Looks like lezbrarian beat me to the punch! Here's another alternative for a "bed bridge": http://www.bedbathandbeyond.com/product.asp?order_num=-1&SKU=12184352

craftymama said...

we moved from a full to a king shortly after our first was born, then a king and a twin pushed together after #2, and then when #3 was born, #1 and #2 moved to their own room with the king mattress and #3 is alone with us back in the original full with a crib mattress pushed on to the side. whew. And even with all that we still play musical beds depending on who needs what!

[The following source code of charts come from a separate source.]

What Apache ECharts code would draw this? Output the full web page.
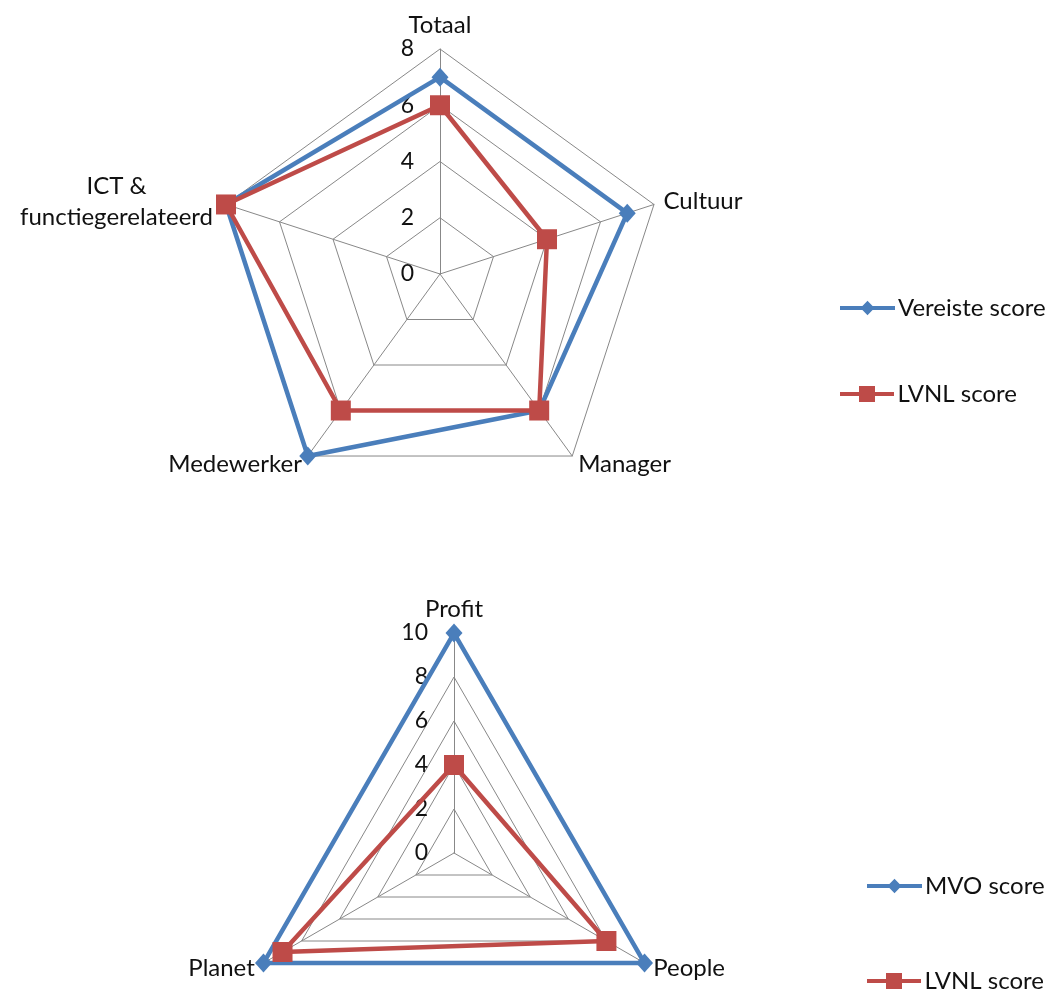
<!DOCTYPE html>
<html>
<head>
<meta charset="utf-8">
<script src="https://cdn.jsdelivr.net/npm/echarts@6/dist/echarts.min.js"></script>
<style>
html,body{margin:0;padding:0;background:#fff;}
#chart{width:1053px;height:989px;}
</style>
</head>
<body>
<div id="chart"></div>
<script>
// bovenste radar: competenties (volgorde met de klok mee, zoals in Excel)
var cats_1 = ['Totaal', 'Cultuur', 'Manager', 'Medewerker', 'ICT &\nfunctiegerelateerd'];
var max_1 = 8;
var vereiste = [7, 7, 6, 8, 8];
var lvnl_1 = [6, 4, 6, 6, 8];

// onderste radar: MVO
var cats_2 = ['Profit', 'People', 'Planet'];
var max_2 = 10;
var mvo = [10, 10, 10];
var lvnl_2 = [4, 8, 9];

var blue = '#4a7ebb';
var red = '#be4b48';
var txt = '#111';
var font = 'Lato, "Open Sans", sans-serif';
var fs = 24;

var diamondIcon = 'path://M0,5 L22,5 L27,0 L32,5 L54,5 L54,9 L32,9 L27,14 L22,9 L0,9 Z';
var squareIcon = 'path://M0,6 L19,6 L19,0 L35,0 L35,6 L54,6 L54,10 L35,10 L35,16 L19,16 L19,10 L0,10 Z';

// echarts radar loopt tegen de klok in: eerste blijft bovenaan, de rest omgekeerd
function cw(arr) {
    return [arr[0]].concat(arr.slice(1).reverse());
}

function indicators(cats, max) {
    return cw(cats).map(function (c, i) {
        var ind = { name: c, min: 0, max: max };
        if (i === 0) {
            ind.axisLabel = { show: true };
        }
        return ind;
    });
}

function radarOpt(cats, max, center, radius) {
    return {
        center: center,
        radius: radius,
        startAngle: 90,
        shape: 'polygon',
        splitNumber: max / 2,
        indicator: indicators(cats, max),
        axisName: {
            color: txt,
            fontSize: fs,
            fontFamily: font,
            formatter: function (v) {
                if (v.indexOf('\n') >= 0) {
                    return v.split('\n').map(function (s) { return '{c|' + s + '}'; }).join('\n');
                }
                return v;
            },
            rich: {
                c: { width: 200, align: 'center', fontSize: fs, fontFamily: font, color: txt, lineHeight: 31 }
            }
        },
        nameGap: 10,
        axisLine: { lineStyle: { color: '#888', width: 1 } },
        splitLine: { lineStyle: { color: '#888', width: 1 } },
        splitArea: { show: false },
        axisTick: { show: false },
        axisLabel: {
            show: false,
            color: txt,
            fontSize: 23,
            fontFamily: font,
            margin: 26,
            showMinLabel: true,
            showMaxLabel: true
        }
    };
}

function serie(name, values, idx, color, symbol, size) {
    return {
        name: name,
        type: 'radar',
        radarIndex: idx,
        symbol: symbol,
        symbolSize: size,
        lineStyle: { color: color, width: 4.5 },
        itemStyle: { color: color },
        data: [{ name: name, value: cw(values) }]
    };
}

function legendItem(name, icon, left, top) {
    return {
        left: left,
        top: top,
        padding: 0,
        itemWidth: 55,
        itemHeight: 16,
        textStyle: { color: txt, fontSize: fs, fontFamily: font, padding: [0, 0, 0, -2] },
        data: [{ name: name, icon: icon }]
    };
}

var option = {
    backgroundColor: '#fff',
    animation: false,
    radar: [
        radarOpt(cats_1, max_1, [440, 274], 225),
        radarOpt(cats_2, max_2, [454, 853], 220)
    ],
    legend: [
        legendItem('Vereiste score', diamondIcon, 840, 296),
        legendItem('LVNL score ', squareIcon, 840, 382),
        legendItem('MVO score', diamondIcon, 867, 874),
        legendItem('LVNL score', squareIcon, 867, 969)
    ],
    series: [
        serie('Vereiste score', vereiste, 0, blue, 'diamond', [17, 19]),
        serie('LVNL score ', lvnl_1, 0, red, 'rect', 20),
        serie('MVO score', mvo, 1, blue, 'diamond', [17, 19]),
        serie('LVNL score', lvnl_2, 1, red, 'rect', 20)
    ]
};

var myChart = echarts.init(document.getElementById('chart'));
myChart.setOption(option);
</script>
</body>
</html>
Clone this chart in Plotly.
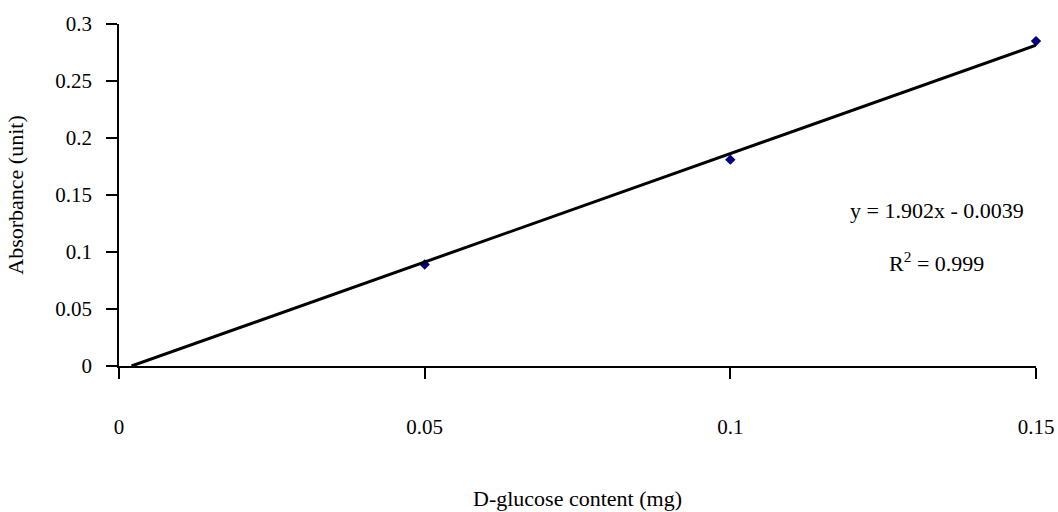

i like your blog- was led to it by Suna posting about bike family travel. we live on a car-free island and use our bike for most everything. and incidentally, my parents are both gay (although were together until i was 15) and my dad and his partner are getting married in october (i'm proud to be a vermonter) (here in canada it's nice to be able to tell our kids boys can marry boys etc) but i digress. i like your blog- look forward to reading more. oh- and your nephew is gorgeous. we do hal birthdays around here too- with ice-cream
http://sweetthingdesigns.typepad.com/craftymama/2008/12/happy-halfbirthday-asa.html
well, that was long! peace

slinkeey said...

justsmurfy

As much as I would rather support a mom and pop shop I have to agree with you on this.

http://www.thesleepshop.com has been the worst furniture store that I have done business with.

They sold me a bed frame that they would not stand behind.

I Ended up cutting my losses and buying a different frame from JC Penny because a new mattress set is too expensive to be supported by garbage that this business sells.